● INPUT ROWS
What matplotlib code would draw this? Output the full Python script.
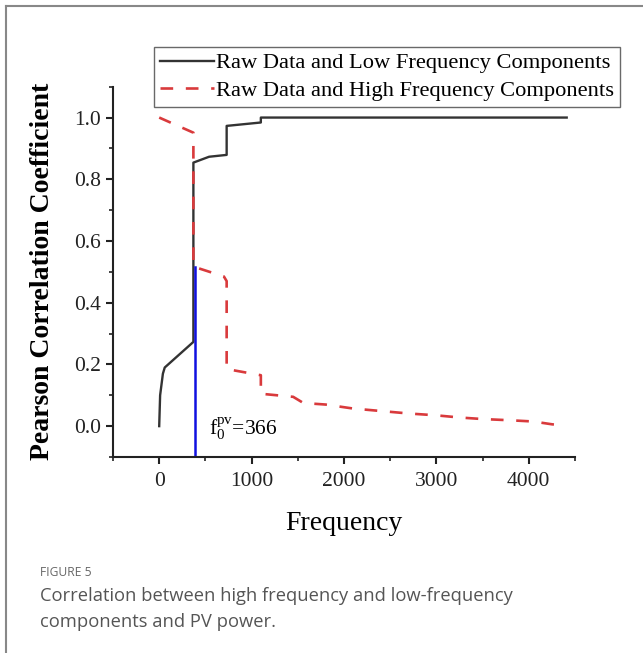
import matplotlib
matplotlib.use("Agg")
import matplotlib.pyplot as plt
from matplotlib.ticker import MultipleLocator
from matplotlib.lines import Line2D

# Data
low_x = [0, 10, 40, 60, 370, 370, 540, 730, 730, 1100, 1100, 4410]
low_y = [0.0, 0.10, 0.17, 0.19, 0.273, 0.854, 0.873, 0.879, 0.973, 0.984, 1.0, 1.0]
high_x = [0, 370, 370, 700, 730, 730, 1100, 1100, 1450, 1560, 1800, 2100,
          2400, 2700, 3000, 3250, 3500, 3800, 4050, 4250, 4380]
high_y = [1.0, 0.951, 0.517, 0.485, 0.47, 0.185, 0.165, 0.105, 0.095, 0.075, 0.07,
          0.057, 0.049, 0.041, 0.035, 0.028, 0.023, 0.019, 0.015, 0.006, 0.002]
f0_value = 385
f0_top = 0.515
label_low = "Raw Data and Low Frequency Components"
label_high = "Raw Data and High Frequency Components"
x_ticks = [0, 1000, 2000, 3000, 4000]
y_ticks = [0.0, 0.2, 0.4, 0.6, 0.8, 1.0]

plt.rcParams['font.family'] = ['Liberation Serif', 'DejaVu Serif']
plt.rcParams['mathtext.fontset'] = 'custom'
plt.rcParams['mathtext.rm'] = 'Liberation Serif'
plt.rcParams['mathtext.it'] = 'Liberation Serif:italic'

fig = plt.figure(figsize=(6.43, 6.53), dpi=100)
ax = fig.add_axes([113/643, 1-457/653, (575-113)/643, (457-86.7)/653])

ax.plot(low_x, low_y, color='#333333', lw=1.7, label=label_low)
ax.plot(high_x, high_y, color='#d93a3c', lw=1.9, ls=(0, (4.8, 4.8)), label=label_high)
ax.plot([f0_value, f0_value], [-0.1, f0_top], color='#1010e0', lw=1.8)
ax.text(540, -0.03, r'$\mathrm{f_0^{pv}}$=366', fontsize=15.5, ha='left', va='baseline')

ax.set_xlim(-500, 4500)
ax.set_ylim(-0.1, 1.1)
ax.set_xticks(x_ticks)
ax.set_yticks(y_ticks)
ax.set_yticklabels([f"{v:.1f}" for v in y_ticks])
ax.xaxis.set_minor_locator(MultipleLocator(500))
ax.yaxis.set_minor_locator(MultipleLocator(0.1))
for s in ['top', 'right']:
    ax.spines[s].set_visible(False)
for s in ['left', 'bottom']:
    ax.spines[s].set_linewidth(1.5)
    ax.spines[s].set_color('#222222')
ax.tick_params(which='major', direction='out', length=5, width=1.5, labelsize=15.5, colors='#222222')
ax.tick_params(which='minor', direction='out', length=3, width=1.2, colors='#222222')
ax.tick_params(axis='x', pad=6)
ax.set_xlabel("Frequency", fontsize=20, labelpad=14)
ax.set_ylabel("Pearson Correlation Coefficient", fontsize=20, fontweight='bold', labelpad=14)

leg = fig.legend(loc='upper right', bbox_to_anchor=(620/643, 1-47/653), fontsize=16.2,
                 frameon=True, fancybox=False, edgecolor='#444444', handlelength=2.4,
                 handletextpad=0.1, labelspacing=0.3, borderpad=0.25, borderaxespad=0)
leg.get_frame().set_linewidth(1.0)

# outer frame
fig.add_artist(Line2D([6/643, 6/643], [0, 1-6/653], color='#888888', lw=1.5, transform=fig.transFigure))
fig.add_artist(Line2D([6/643, 1], [1-6/653, 1-6/653], color='#888888', lw=1.5, transform=fig.transFigure))

fig.text(40/643, 1-572/653, "FIGURE 5", fontsize=8.7, color='#666666', family=['Open Sans', 'DejaVu Sans'], va='center')
fig.text(40/643, 1-596/653, "Correlation between high frequency and low-frequency", fontsize=13.2,
         color='#555555', family=['Open Sans', 'DejaVu Sans'], va='center')
fig.text(40/643, 1-622/653, "components and PV power.", fontsize=13.2,
         color='#555555', family=['Open Sans', 'DejaVu Sans'], va='center')

fig.savefig("out.png", dpi=100)
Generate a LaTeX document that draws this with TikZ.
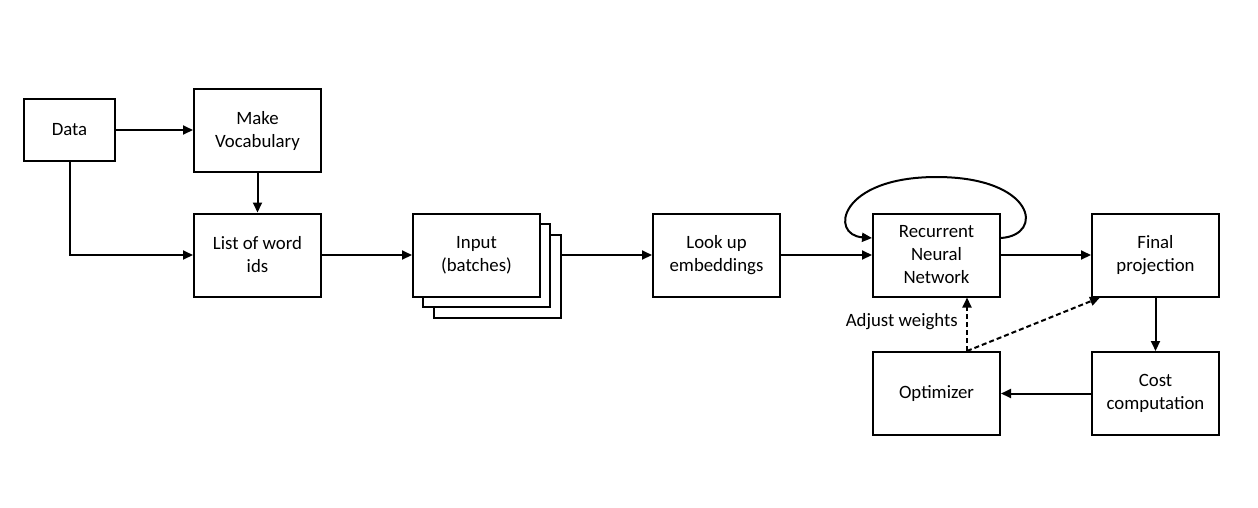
\documentclass[tikz,border=0pt]{standalone}
\usepackage{fontspec}
\setmainfont{Carlito}
\usetikzlibrary{arrows.meta,calc}
\begin{document}
\begin{tikzpicture}[x=1pt,y=-1pt,
  font=\fontsize{18.8}{23}\selectfont,
  box/.style={draw,line width=2pt,fill=white,minimum width=127pt,minimum height=83pt,
    align=center,inner sep=0pt},
  conn/.style={line width=2pt,-{Triangle[length=10pt,width=9pt]}},
  dconn/.style={conn,dash pattern=on 5pt off 3pt}]
\useasboundingbox (0,0) rectangle (1258,507);

% processing blocks
\node[box,minimum width=91pt,minimum height=62pt] (data) at (69.5,130) {Data};
\node[box] (vocab) at (257.5,130.5) {Make\\Vocabulary};
\node[box] (ids) at (257.5,255) {List of word\\ids};

% stacked batch boxes
\node[box] (in3) at (497.5,276) {};
\node[box] (in2) at (486.5,265.5) {};
\node[box] (in1) at (476.5,255) {Input\\(batches)};

\node[box] (emb) at (716.5,255) {Look up\\embeddings};
\node[box] (rnn) at (936.5,255) {Recurrent\\Neural\\Network};
\node[box] (proj) at (1155.5,255) {Final\\projection};
\node[box] (cost) at (1155.5,393.5) {Cost\\computation};
\node[box] (opt) at (936.5,393.5) {Optimizer};

% main flow
\draw[conn] (data.east) -- (vocab.west |- data.east);
\draw[conn] (vocab.south) -- (ids.north);
\draw[conn] (data.south) |- (ids.west);
\draw[conn] (ids.east) -- (in1.west);
\draw[conn] (in3.east |- in1.east) -- (emb.west);
\draw[conn] (emb.east) -- (rnn.west);
\draw[conn] (rnn.east) -- (proj.west);
\draw[conn] (proj.south) -- (cost.north);
\draw[conn] (cost.west) -- (opt.east);

% recurrence loop
\coordinate (loopout) at ($(rnn.east)+(0,-17)$);
\coordinate (loopin) at ($(rnn.west)+(0,-17)$);
\coordinate (looptop) at (936.5,177);
\draw[conn] (loopout) .. controls (1045,235) and (1035,177) .. (looptop)
  .. controls (839,177) and (829,235) .. (loopin);

% weight updates
\coordinate (upd) at ($(opt.north)+(30.5,0)$);
\coordinate (projin) at ($(proj.south west)+(9,0)$);
\draw[dconn] (upd) -- (upd |- rnn.south);
\draw[dconn] (upd) -- (projin);
\node[anchor=east,inner sep=0pt] (adj) at (958,322) {Adjust weights};
\end{tikzpicture}
\end{document}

● TO BE DONE
Repeat only the lines from the beginning of the material through the line containing "y_ticks = [0.0, 0.2, 0.4, 0.6, 0.8, 1.0]", both ends kept, leaving pictures out.

● RESULT OF THE TASK
What matplotlib code would draw this? Output the full Python script.
import matplotlib
matplotlib.use("Agg")
import matplotlib.pyplot as plt
from matplotlib.ticker import MultipleLocator
from matplotlib.lines import Line2D

# Data
low_x = [0, 10, 40, 60, 370, 370, 540, 730, 730, 1100, 1100, 4410]
low_y = [0.0, 0.10, 0.17, 0.19, 0.273, 0.854, 0.873, 0.879, 0.973, 0.984, 1.0, 1.0]
high_x = [0, 370, 370, 700, 730, 730, 1100, 1100, 1450, 1560, 1800, 2100,
          2400, 2700, 3000, 3250, 3500, 3800, 4050, 4250, 4380]
high_y = [1.0, 0.951, 0.517, 0.485, 0.47, 0.185, 0.165, 0.105, 0.095, 0.075, 0.07,
          0.057, 0.049, 0.041, 0.035, 0.028, 0.023, 0.019, 0.015, 0.006, 0.002]
f0_value = 385
f0_top = 0.515
label_low = "Raw Data and Low Frequency Components"
label_high = "Raw Data and High Frequency Components"
x_ticks = [0, 1000, 2000, 3000, 4000]
y_ticks = [0.0, 0.2, 0.4, 0.6, 0.8, 1.0]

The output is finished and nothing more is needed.